Single by Kodak Black
- Released: October 31, 2017
- Genre: Hip hop; trap;
- Length: 3:22
- Label: Atlantic
- Songwriters: Dieuson Octave; Ryan Vojtesak; Masamune Kudo;
- Producers: Charlie Handsome; Rex Kudo;

Kodak Black singles chronology
| "Pills & Automobiles" (2017) | "Halloween" (2017) | "Codeine Dreaming" (2017) |

Music video
- "Halloween" on YouTube

= Halloween (Kodak Black song) =

2017 single by Kodak Black

"Halloween" is a song by American rapper Kodak Black, released on October 31, 2017 along with a music video directed by Be El Be. It was produced by Charlie Handsome and Rex Kudo.

==Composition==
The song finds Kodak Black melodically rapping. In the lyrics, he states that he should have been born on Halloween because of his evil deeds, reflects on his childhood and growing up with an absent father, and mentions his prolific streak in releasing albums. Black references several Halloween elements, such as the Devil, demons, costumes (while referring to himself as a wolf in sheep's clothing) and trick or treating.
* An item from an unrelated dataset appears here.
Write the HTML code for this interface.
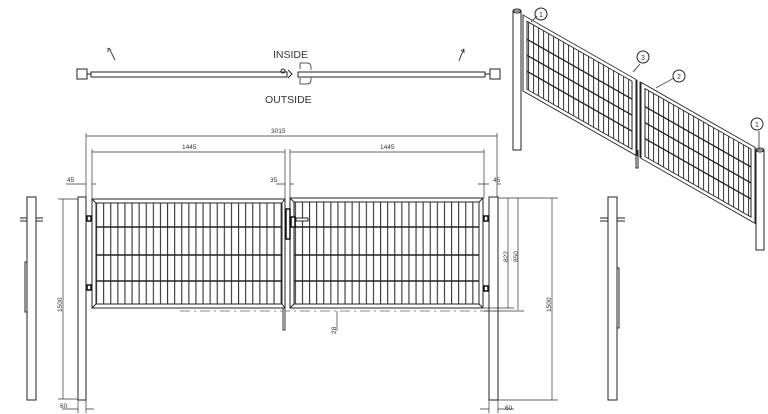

He later explains why he thinks his "cranium got a disease".

==Critical reception==
Kevin Goddard of HotNewHipHop gave a favorable review, writing "Highlighted by its infectious production & catchy flow & delivery, 'Halloween' is another strong addition to Kodak's steady growing catalogue of hits."

==Charts==

| Chart (2017) | Peak position |
|---|---|
| US Bubbling Under Hot 100 (Billboard) | 2 |
| US Hot R&B/Hip-Hop Songs (Billboard) | 45 |

==Certifications==

Certifications for Halloween
| Region | Certification | Certified units/sales |
| United States (RIAA) | Gold | 500,000^{‡} |
^{‡} Sales+streaming figures based on certification alone.